* [Challenge]: Can you give all the records again without altering a single character?

* [Rows]:
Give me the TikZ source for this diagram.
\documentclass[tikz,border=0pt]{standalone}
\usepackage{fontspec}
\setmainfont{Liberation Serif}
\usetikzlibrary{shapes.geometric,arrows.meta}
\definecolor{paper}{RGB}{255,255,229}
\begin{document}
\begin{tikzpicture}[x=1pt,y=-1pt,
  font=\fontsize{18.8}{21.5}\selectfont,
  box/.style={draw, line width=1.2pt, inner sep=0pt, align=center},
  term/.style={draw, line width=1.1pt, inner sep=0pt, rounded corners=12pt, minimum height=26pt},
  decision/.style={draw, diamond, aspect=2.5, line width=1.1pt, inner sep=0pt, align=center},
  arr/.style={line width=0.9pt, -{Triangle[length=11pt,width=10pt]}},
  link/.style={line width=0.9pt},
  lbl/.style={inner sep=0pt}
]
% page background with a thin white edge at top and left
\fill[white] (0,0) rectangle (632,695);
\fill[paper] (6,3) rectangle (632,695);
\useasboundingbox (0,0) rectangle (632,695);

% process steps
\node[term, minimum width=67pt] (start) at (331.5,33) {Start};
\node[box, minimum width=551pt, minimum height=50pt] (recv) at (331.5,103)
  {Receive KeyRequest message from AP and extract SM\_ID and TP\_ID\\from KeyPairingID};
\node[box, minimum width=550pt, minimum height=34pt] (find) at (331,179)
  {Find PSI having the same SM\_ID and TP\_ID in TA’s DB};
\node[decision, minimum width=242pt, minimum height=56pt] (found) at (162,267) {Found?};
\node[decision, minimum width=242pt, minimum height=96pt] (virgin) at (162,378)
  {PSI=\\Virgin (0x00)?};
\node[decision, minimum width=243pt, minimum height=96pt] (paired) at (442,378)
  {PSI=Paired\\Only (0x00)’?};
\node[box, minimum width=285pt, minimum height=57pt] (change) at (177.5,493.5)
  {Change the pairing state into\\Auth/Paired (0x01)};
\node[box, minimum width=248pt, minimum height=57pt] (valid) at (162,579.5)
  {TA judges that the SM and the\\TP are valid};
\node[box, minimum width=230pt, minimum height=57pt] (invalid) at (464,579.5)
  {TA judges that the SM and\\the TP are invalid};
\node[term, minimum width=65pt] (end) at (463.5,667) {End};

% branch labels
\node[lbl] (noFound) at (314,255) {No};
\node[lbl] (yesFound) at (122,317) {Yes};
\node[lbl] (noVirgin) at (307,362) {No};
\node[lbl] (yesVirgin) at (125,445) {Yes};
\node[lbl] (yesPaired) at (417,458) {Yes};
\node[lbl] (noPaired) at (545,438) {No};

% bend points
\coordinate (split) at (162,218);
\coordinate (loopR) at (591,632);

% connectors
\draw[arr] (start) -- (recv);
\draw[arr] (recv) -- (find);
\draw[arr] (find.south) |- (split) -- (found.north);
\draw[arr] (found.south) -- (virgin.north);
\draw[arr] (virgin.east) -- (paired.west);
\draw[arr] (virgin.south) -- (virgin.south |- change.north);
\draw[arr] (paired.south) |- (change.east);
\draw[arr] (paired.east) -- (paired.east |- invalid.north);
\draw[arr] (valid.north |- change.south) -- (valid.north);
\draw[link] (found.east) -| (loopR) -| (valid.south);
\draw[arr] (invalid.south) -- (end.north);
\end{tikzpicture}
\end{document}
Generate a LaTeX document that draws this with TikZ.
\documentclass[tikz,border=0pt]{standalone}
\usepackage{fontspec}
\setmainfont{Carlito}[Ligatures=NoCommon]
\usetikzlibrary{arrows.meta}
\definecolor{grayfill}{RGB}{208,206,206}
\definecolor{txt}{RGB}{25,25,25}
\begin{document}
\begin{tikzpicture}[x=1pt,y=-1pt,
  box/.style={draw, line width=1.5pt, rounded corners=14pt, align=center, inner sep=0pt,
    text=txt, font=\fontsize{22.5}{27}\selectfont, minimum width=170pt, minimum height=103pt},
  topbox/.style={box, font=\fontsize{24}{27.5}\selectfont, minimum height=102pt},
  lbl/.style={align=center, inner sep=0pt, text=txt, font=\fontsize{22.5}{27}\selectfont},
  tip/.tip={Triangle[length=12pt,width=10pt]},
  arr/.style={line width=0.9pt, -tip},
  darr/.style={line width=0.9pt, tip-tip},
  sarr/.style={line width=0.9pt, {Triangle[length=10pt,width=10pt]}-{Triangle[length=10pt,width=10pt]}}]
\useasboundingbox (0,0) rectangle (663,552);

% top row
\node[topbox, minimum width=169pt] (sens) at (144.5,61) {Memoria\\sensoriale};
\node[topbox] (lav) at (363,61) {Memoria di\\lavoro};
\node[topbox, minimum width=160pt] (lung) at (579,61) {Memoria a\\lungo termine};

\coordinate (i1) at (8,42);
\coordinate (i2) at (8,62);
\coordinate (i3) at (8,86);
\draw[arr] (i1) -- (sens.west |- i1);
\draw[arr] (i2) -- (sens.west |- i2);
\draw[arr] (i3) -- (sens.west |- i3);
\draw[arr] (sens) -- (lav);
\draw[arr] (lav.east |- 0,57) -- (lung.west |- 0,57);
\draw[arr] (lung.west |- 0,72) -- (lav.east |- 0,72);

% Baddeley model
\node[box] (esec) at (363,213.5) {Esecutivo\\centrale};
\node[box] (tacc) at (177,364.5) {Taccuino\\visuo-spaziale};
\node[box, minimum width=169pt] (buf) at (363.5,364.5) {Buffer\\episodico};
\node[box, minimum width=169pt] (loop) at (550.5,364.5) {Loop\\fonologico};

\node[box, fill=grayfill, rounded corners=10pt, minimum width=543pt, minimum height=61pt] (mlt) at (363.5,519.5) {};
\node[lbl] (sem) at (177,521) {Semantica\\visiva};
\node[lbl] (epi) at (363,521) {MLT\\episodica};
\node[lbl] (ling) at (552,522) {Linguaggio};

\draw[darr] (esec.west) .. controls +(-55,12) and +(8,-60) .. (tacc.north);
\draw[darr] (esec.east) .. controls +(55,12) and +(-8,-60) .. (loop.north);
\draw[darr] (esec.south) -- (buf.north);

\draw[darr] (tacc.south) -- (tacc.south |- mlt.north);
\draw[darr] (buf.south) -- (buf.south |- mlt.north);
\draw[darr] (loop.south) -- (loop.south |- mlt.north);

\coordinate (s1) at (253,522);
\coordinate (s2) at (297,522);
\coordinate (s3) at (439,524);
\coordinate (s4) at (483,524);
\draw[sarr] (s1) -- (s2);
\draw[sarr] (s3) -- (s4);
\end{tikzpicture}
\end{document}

* [Final result]:
Give me the TikZ source for this diagram.
\documentclass[tikz,border=0pt]{standalone}
\usepackage{fontspec}
\setmainfont{Liberation Serif}
\usetikzlibrary{shapes.geometric,arrows.meta}
\definecolor{paper}{RGB}{255,255,229}
\begin{document}
\begin{tikzpicture}[x=1pt,y=-1pt,
  font=\fontsize{18.8}{21.5}\selectfont,
  box/.style={draw, line width=1.2pt, inner sep=0pt, align=center},
  term/.style={draw, line width=1.1pt, inner sep=0pt, rounded corners=12pt, minimum height=26pt},
  decision/.style={draw, diamond, aspect=2.5, line width=1.1pt, inner sep=0pt, align=center},
  arr/.style={line width=0.9pt, -{Triangle[length=11pt,width=10pt]}},
  link/.style={line width=0.9pt},
  lbl/.style={inner sep=0pt}
]
% page background with a thin white edge at top and left
\fill[white] (0,0) rectangle (632,695);
\fill[paper] (6,3) rectangle (632,695);
\useasboundingbox (0,0) rectangle (632,695);

% process steps
\node[term, minimum width=67pt] (start) at (331.5,33) {Start};
\node[box, minimum width=551pt, minimum height=50pt] (recv) at (331.5,103)
  {Receive KeyRequest message from AP and extract SM\_ID and TP\_ID\\from KeyPairingID};
\node[box, minimum width=550pt, minimum height=34pt] (find) at (331,179)
  {Find PSI having the same SM\_ID and TP\_ID in TA’s DB};
\node[decision, minimum width=242pt, minimum height=56pt] (found) at (162,267) {Found?};
\node[decision, minimum width=242pt, minimum height=96pt] (virgin) at (162,378)
  {PSI=\\Virgin (0x00)?};
\node[decision, minimum width=243pt, minimum height=96pt] (paired) at (442,378)
  {PSI=Paired\\Only (0x00)’?};
\node[box, minimum width=285pt, minimum height=57pt] (change) at (177.5,493.5)
  {Change the pairing state into\\Auth/Paired (0x01)};
\node[box, minimum width=248pt, minimum height=57pt] (valid) at (162,579.5)
  {TA judges that the SM and the\\TP are valid};
\node[box, minimum width=230pt, minimum height=57pt] (invalid) at (464,579.5)
  {TA judges that the SM and\\the TP are invalid};
\node[term, minimum width=65pt] (end) at (463.5,667) {End};

% branch labels
\node[lbl] (noFound) at (314,255) {No};
\node[lbl] (yesFound) at (122,317) {Yes};
\node[lbl] (noVirgin) at (307,362) {No};
\node[lbl] (yesVirgin) at (125,445) {Yes};
\node[lbl] (yesPaired) at (417,458) {Yes};
\node[lbl] (noPaired) at (545,438) {No};

% bend points
\coordinate (split) at (162,218);
\coordinate (loopR) at (591,632);

% connectors
\draw[arr] (start) -- (recv);
\draw[arr] (recv) -- (find);
\draw[arr] (find.south) |- (split) -- (found.north);
\draw[arr] (found.south) -- (virgin.north);
\draw[arr] (virgin.east) -- (paired.west);
\draw[arr] (virgin.south) -- (virgin.south |- change.north);
\draw[arr] (paired.south) |- (change.east);
\draw[arr] (paired.east) -- (paired.east |- invalid.north);
\draw[arr] (valid.north |- change.south) -- (valid.north);
\draw[link] (found.east) -| (loopR) -| (valid.south);
\draw[arr] (invalid.south) -- (end.north);
\end{tikzpicture}
\end{document}
Generate a LaTeX document that draws this with TikZ.
\documentclass[tikz,border=0pt]{standalone}
\usepackage{fontspec}
\setmainfont{Carlito}[Ligatures=NoCommon]
\usetikzlibrary{arrows.meta}
\definecolor{grayfill}{RGB}{208,206,206}
\definecolor{txt}{RGB}{25,25,25}
\begin{document}
\begin{tikzpicture}[x=1pt,y=-1pt,
  box/.style={draw, line width=1.5pt, rounded corners=14pt, align=center, inner sep=0pt,
    text=txt, font=\fontsize{22.5}{27}\selectfont, minimum width=170pt, minimum height=103pt},
  topbox/.style={box, font=\fontsize{24}{27.5}\selectfont, minimum height=102pt},
  lbl/.style={align=center, inner sep=0pt, text=txt, font=\fontsize{22.5}{27}\selectfont},
  tip/.tip={Triangle[length=12pt,width=10pt]},
  arr/.style={line width=0.9pt, -tip},
  darr/.style={line width=0.9pt, tip-tip},
  sarr/.style={line width=0.9pt, {Triangle[length=10pt,width=10pt]}-{Triangle[length=10pt,width=10pt]}}]
\useasboundingbox (0,0) rectangle (663,552);

% top row
\node[topbox, minimum width=169pt] (sens) at (144.5,61) {Memoria\\sensoriale};
\node[topbox] (lav) at (363,61) {Memoria di\\lavoro};
\node[topbox, minimum width=160pt] (lung) at (579,61) {Memoria a\\lungo termine};

\coordinate (i1) at (8,42);
\coordinate (i2) at (8,62);
\coordinate (i3) at (8,86);
\draw[arr] (i1) -- (sens.west |- i1);
\draw[arr] (i2) -- (sens.west |- i2);
\draw[arr] (i3) -- (sens.west |- i3);
\draw[arr] (sens) -- (lav);
\draw[arr] (lav.east |- 0,57) -- (lung.west |- 0,57);
\draw[arr] (lung.west |- 0,72) -- (lav.east |- 0,72);

% Baddeley model
\node[box] (esec) at (363,213.5) {Esecutivo\\centrale};
\node[box] (tacc) at (177,364.5) {Taccuino\\visuo-spaziale};
\node[box, minimum width=169pt] (buf) at (363.5,364.5) {Buffer\\episodico};
\node[box, minimum width=169pt] (loop) at (550.5,364.5) {Loop\\fonologico};

\node[box, fill=grayfill, rounded corners=10pt, minimum width=543pt, minimum height=61pt] (mlt) at (363.5,519.5) {};
\node[lbl] (sem) at (177,521) {Semantica\\visiva};
\node[lbl] (epi) at (363,521) {MLT\\episodica};
\node[lbl] (ling) at (552,522) {Linguaggio};

\draw[darr] (esec.west) .. controls +(-55,12) and +(8,-60) .. (tacc.north);
\draw[darr] (esec.east) .. controls +(55,12) and +(-8,-60) .. (loop.north);
\draw[darr] (esec.south) -- (buf.north);

\draw[darr] (tacc.south) -- (tacc.south |- mlt.north);
\draw[darr] (buf.south) -- (buf.south |- mlt.north);
\draw[darr] (loop.south) -- (loop.south |- mlt.north);

\coordinate (s1) at (253,522);
\coordinate (s2) at (297,522);
\coordinate (s3) at (439,524);
\coordinate (s4) at (483,524);
\draw[sarr] (s1) -- (s2);
\draw[sarr] (s3) -- (s4);
\end{tikzpicture}
\end{document}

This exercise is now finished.